Swedish renewable energy company Vattenfall, nature conservation organisation De Rijke Noordzee and the Royal Netherlands Institute for Sea Research NIOZ are to undertake a joint study to investigate whether wind turbine foundations can support marine life.
Previous studies have focused on projects to enhance biodiversity in the vicinity of turbines. In contrast, the new research, which will be conducted at the Hollandse Kust Zuid wind farm, will look at whether the structures themselves can contribute to the surrounding ecosystem.The wind farm is currently under construction 18–34 kilometres off the Dutch coast.

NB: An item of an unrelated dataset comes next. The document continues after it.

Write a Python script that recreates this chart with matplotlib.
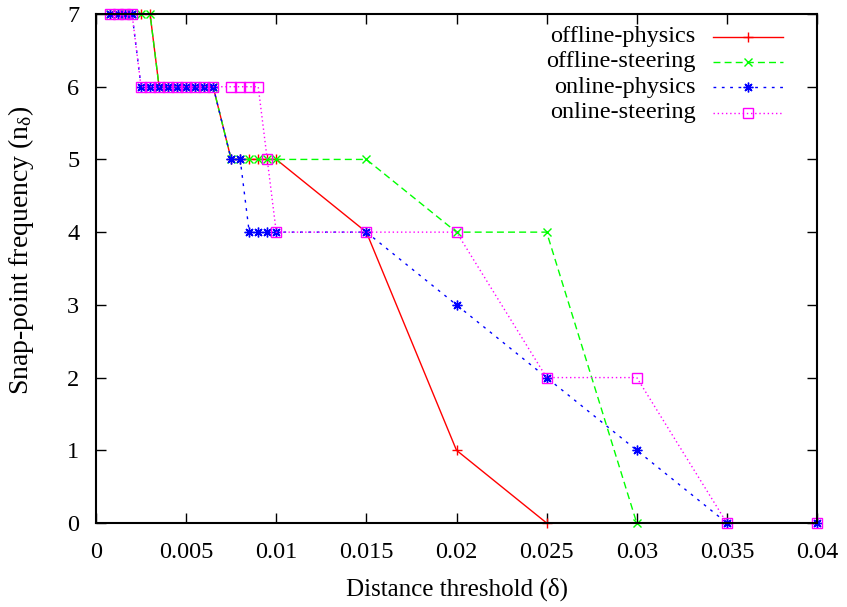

The study will focus on so-called water-replenishment holes in the turbine foundations. The elliptical openings, which measure about 30 centimetres by one metre, are located just below the water surface. They offer an opportunity for fish and other marine species to enter and leave again, and the study will determine whether or not they use the inside of the turbine foundations to settle, shelter and as a feeding ground.

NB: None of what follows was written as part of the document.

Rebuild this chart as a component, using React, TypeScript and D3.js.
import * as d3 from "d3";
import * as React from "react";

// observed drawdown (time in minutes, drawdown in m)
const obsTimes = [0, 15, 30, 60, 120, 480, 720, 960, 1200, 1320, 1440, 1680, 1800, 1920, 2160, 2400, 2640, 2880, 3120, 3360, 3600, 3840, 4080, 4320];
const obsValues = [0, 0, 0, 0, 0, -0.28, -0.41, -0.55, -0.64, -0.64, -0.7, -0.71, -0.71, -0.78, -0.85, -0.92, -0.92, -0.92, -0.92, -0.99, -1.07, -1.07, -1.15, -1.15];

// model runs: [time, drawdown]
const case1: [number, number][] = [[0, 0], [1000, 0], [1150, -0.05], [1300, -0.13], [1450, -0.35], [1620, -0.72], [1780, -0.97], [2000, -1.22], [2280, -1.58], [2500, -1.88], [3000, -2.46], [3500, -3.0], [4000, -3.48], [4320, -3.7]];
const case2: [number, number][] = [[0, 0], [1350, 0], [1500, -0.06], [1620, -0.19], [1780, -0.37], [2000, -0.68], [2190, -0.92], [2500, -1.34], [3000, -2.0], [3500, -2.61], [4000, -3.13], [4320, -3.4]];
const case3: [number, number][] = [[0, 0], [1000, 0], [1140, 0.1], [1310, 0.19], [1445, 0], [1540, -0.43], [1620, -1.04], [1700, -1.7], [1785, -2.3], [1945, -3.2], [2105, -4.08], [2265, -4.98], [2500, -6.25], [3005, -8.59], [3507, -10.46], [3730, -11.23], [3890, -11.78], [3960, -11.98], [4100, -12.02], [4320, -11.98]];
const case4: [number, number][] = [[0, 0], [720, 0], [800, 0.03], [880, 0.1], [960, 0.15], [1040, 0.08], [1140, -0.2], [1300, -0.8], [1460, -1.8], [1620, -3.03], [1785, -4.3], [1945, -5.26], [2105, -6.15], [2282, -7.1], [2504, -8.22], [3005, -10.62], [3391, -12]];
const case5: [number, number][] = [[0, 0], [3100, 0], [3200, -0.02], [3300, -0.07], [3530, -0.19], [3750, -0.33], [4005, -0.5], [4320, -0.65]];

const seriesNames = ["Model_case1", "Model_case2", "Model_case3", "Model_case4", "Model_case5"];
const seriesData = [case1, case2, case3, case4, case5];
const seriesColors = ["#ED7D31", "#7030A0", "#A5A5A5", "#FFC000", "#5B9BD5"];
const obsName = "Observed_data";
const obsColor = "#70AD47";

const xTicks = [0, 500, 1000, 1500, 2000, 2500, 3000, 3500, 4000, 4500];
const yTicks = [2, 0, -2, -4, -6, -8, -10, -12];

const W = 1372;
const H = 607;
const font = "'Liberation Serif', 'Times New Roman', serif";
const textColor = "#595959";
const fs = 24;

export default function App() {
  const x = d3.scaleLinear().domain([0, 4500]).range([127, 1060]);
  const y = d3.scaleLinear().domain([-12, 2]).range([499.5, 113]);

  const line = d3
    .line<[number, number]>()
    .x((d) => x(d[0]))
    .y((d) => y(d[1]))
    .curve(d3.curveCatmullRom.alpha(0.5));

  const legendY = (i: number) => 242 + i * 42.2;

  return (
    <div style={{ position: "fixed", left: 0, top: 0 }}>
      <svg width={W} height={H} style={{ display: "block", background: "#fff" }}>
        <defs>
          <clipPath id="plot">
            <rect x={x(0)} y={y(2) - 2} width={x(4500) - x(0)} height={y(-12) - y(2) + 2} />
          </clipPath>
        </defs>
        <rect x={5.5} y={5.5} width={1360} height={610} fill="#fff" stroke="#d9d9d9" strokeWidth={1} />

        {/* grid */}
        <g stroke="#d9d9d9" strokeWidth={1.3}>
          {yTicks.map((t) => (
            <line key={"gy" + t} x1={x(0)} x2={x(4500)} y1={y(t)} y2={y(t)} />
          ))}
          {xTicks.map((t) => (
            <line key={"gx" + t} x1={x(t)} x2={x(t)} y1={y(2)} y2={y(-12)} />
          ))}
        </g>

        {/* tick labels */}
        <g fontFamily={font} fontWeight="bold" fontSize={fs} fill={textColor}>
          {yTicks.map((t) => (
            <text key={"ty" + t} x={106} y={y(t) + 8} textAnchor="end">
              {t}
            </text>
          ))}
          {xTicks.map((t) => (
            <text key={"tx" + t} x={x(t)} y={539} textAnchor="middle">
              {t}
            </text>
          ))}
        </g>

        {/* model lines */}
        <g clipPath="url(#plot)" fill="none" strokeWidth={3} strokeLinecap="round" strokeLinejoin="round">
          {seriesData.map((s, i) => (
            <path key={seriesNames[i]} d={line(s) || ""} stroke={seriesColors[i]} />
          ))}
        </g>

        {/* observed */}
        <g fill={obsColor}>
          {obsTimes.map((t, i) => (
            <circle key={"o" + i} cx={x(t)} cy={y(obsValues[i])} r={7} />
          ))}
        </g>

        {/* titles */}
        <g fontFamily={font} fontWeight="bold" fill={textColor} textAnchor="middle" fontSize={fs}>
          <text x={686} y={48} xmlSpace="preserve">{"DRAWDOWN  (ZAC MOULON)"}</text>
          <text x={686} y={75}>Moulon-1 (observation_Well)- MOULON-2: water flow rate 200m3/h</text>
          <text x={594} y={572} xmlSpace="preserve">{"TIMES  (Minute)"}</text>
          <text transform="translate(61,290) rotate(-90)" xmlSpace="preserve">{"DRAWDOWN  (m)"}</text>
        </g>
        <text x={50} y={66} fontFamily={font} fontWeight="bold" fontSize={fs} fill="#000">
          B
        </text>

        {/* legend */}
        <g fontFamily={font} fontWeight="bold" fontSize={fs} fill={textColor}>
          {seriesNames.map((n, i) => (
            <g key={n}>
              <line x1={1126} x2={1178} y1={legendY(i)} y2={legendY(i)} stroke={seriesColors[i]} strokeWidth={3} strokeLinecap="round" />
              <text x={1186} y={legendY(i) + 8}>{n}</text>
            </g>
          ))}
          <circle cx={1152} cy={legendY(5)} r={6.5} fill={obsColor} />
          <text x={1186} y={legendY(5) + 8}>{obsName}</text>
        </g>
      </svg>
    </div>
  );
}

‘If the results meet our expectations, this will boost marine biodiversity,’ said Erwin Coolen, programme director at De Rijke Noordzee. ‘Nature inclusive design is the future. I am proud we are working with Vattenfall on these kinds of innovative solutions, that will provide our country with sustainable energy while strengthening the environment at the same time.’

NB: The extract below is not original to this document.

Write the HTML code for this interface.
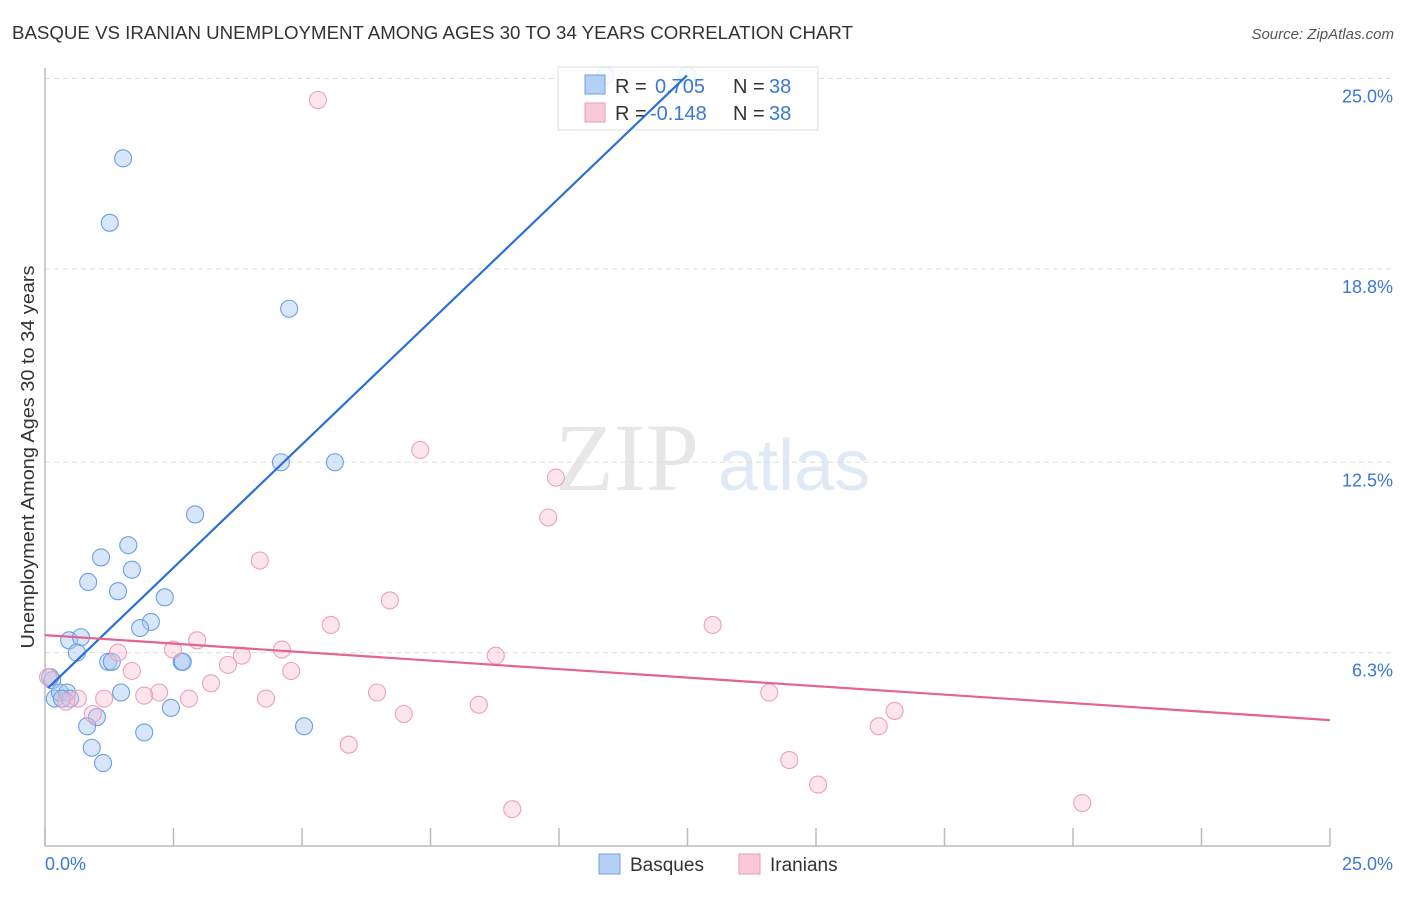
<!DOCTYPE html>
<html><head><meta charset="utf-8">
<style>
body{margin:0;background:#fff;width:1406px;height:892px;overflow:hidden;font-family:"Liberation Sans",sans-serif}
</style></head>
<body>
<svg id="chart" width="1406" height="892" xmlns="http://www.w3.org/2000/svg" font-family="Liberation Sans, sans-serif">
<text x="12" y="39" font-size="18" fill="#333" textLength="841" lengthAdjust="spacingAndGlyphs">BASQUE VS IRANIAN UNEMPLOYMENT AMONG AGES 30 TO 34 YEARS CORRELATION CHART</text>
<text x="1394" y="39" font-size="15" fill="#555" font-style="italic" text-anchor="end">Source: ZipAtlas.com</text>
<g opacity="0.35">
<text x="555" y="490" font-size="96" font-family="Liberation Serif, serif" fill="#bbb">ZIP</text>
<text x="718" y="490" font-size="72" fill="#a8c4ea">atlas</text>
</g>
<g id="grid"></g>
<line x1="45" y1="68" x2="45" y2="846" stroke="#bbb" stroke-width="1.5"/>
<line x1="45" y1="846" x2="1330" y2="846" stroke="#bbb" stroke-width="1.5"/>
<g id="ticks"></g>
<text transform="translate(34,457) rotate(-90)" font-size="18" fill="#333" text-anchor="middle" textLength="383" lengthAdjust="spacingAndGlyphs">Unemployment Among Ages 30 to 34 years</text>
<text x="45" y="870" font-size="18" fill="#3a78d6">0.0%</text>
<text x="1393" y="870" font-size="18" fill="#3a78d6" text-anchor="end">25.0%</text>
<g id="pts"></g>
<g>
<rect x="558" y="67" width="260" height="63" fill="#fff" fill-opacity="0.85" stroke="#ddd"/>
<rect x="585" y="75" width="20" height="19" fill="#b5d0f5" stroke="#6f9fe0"/>
<rect x="585" y="103" width="20" height="19" fill="#f9c9d8" stroke="#ee9ab5"/>
<text y="93" font-size="20" fill="#333"><tspan x="615">R =</tspan><tspan x="655" fill="#3a78d6">0.705</tspan><tspan x="733">N =</tspan><tspan x="769" fill="#3a78d6">38</tspan></text>
<text y="120" font-size="20" fill="#333"><tspan x="615">R =</tspan><tspan x="650" fill="#3a78d6">-0.148</tspan><tspan x="733">N =</tspan><tspan x="769" fill="#3a78d6">38</tspan></text>
</g>
<g id="lines"></g>
<g>
<rect x="599" y="854" width="21" height="20" fill="#b5d0f5" stroke="#6f9fe0"/>
<text x="630" y="871" font-size="19" fill="#333">Basques</text>
<rect x="739" y="854" width="21" height="20" fill="#f9c9d8" stroke="#ee9ab5"/>
<text x="770" y="871" font-size="19" fill="#333">Iranians</text>
</g>
</svg>
<script>
const yTicks=[25.0,18.8,12.5,6.3];
const yTickLabels=["25.0%","18.8%","12.5%","6.3%"];
const xTicks=[0,2.5,5,7.5,10,12.5,15,17.5,20,22.5,25];
const basqueX=[1.52,1.26,4.75,4.59,5.64,2.92,1.62,1.09,0.84,1.69,1.42,2.33,2.06,1.85,0.47,0.70,0.62,1.23,1.30,2.66,2.68,0.14,0.19,0.29,0.43,0.49,0.33,1.48,2.45,1.01,0.82,5.04,1.93,0.91,1.13,10.9,12.49,0.10];
const basqueY=[22.4,20.3,17.5,12.5,12.5,10.8,9.8,9.4,8.6,9.0,8.3,8.1,7.3,7.1,6.7,6.8,6.3,6.0,6.0,6.0,6.0,5.4,4.8,5.0,5.0,4.8,4.8,5.0,4.5,4.2,3.9,3.9,3.7,3.2,2.7,25.1,25.1,5.5];
const iranX=[5.31,7.30,9.94,9.79,4.18,6.71,5.56,12.99,2.96,4.61,2.49,1.42,3.83,8.77,3.56,4.79,1.69,3.23,2.22,1.93,6.46,14.09,4.30,2.80,1.15,0.64,0.41,16.53,6.98,8.44,0.93,16.22,5.91,14.48,15.04,20.18,9.09,0.06];
const iranY=[24.3,12.9,12.0,10.7,9.3,8.0,7.2,7.2,6.7,6.4,6.4,6.3,6.2,6.2,5.9,5.7,5.7,5.3,5.0,4.9,5.0,5.0,4.8,4.8,4.8,4.8,4.7,4.4,4.3,4.6,4.3,3.9,3.3,2.8,2.0,1.4,1.2,5.5];
const basqueTrendX=[0.06,12.49];
const basqueTrendY=[5.15,25.1];
const iranTrendX=[0,25];
const iranTrendY=[6.87,4.1];
const X=v=>45+v*51.4, Y=v=>846-v*30.7;
const NS="http://www.w3.org/2000/svg";
function mk(t,a,p){const e=document.createElementNS(NS,t);for(const k in a)e.setAttribute(k,a[k]);p.appendChild(e);return e;}
const grid=document.getElementById('grid');
yTicks.forEach((v,i)=>{
 const l=mk('line',{x1:45,x2:1394,y1:Y(v),y2:Y(v),stroke:'#ddd','stroke-dasharray':'5,4'},grid);
 
 
 const t=mk('text',{x:1393,y:Y(v)+24,'font-size':18,fill:'#3a78d6','text-anchor':'end'},grid);
 t.textContent=yTickLabels[i];
 
 
});
const ticks=document.getElementById('ticks');
xTicks.forEach(v=>{
 const l=mk('line',{x1:X(v),x2:X(v),y1:828,y2:846,stroke:'#bbb','stroke-width':1.5},ticks);
 
 
});
const pts=document.getElementById('pts');
basqueX.forEach((v,i)=>{
 const c=mk('circle',{cx:X(v),cy:Y(basqueY[i]),r:8.5,fill:'#a9c8f2','fill-opacity':0.45,stroke:'#6b9fe2','stroke-width':1.1},pts);
 
 
});
iranX.forEach((v,i)=>{
 const c=mk('circle',{cx:X(v),cy:Y(iranY[i]),r:8.5,fill:'#f7bdd0','fill-opacity':0.4,stroke:'#eea0bb','stroke-width':1.1},pts);
 
 
});
const lines=document.getElementById('lines');
const bl=mk('line',{x1:X(basqueTrendX[0]),y1:Y(basqueTrendY[0]),x2:X(basqueTrendX[1]),y2:Y(basqueTrendY[1]),stroke:'#2a6fd6','stroke-width':2.2},lines);


const il=mk('line',{x1:X(iranTrendX[0]),y1:Y(iranTrendY[0]),x2:X(iranTrendX[1]),y2:Y(iranTrendY[1]),stroke:'#e4638f','stroke-width':2.2},lines);


</script>
</body></html>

Vattenfall is keen to increase biodiversity in and around its offshore wind farms and hopes to gain insights that will make future projects more wildlife friendly. ‘Offshore wind is growing rapidly and will continue to expand significantly over the next years,’ said Gijs Nijsten, who is responsible for sustainability at Hollandse Kust Zuid. ‘We are constantly looking for ways to minimise the impact our projects have on the ecosystem. Continuous innovation and modification of turbines has led to an ever-improving balance between sustainable produced electricity and a healthy ecosystem.’
De Rijke Noordzee will include the findings in an open-source toolbox, dubbed ‘Nature development in wind parks’, that it’s developing for use by wind farm developers.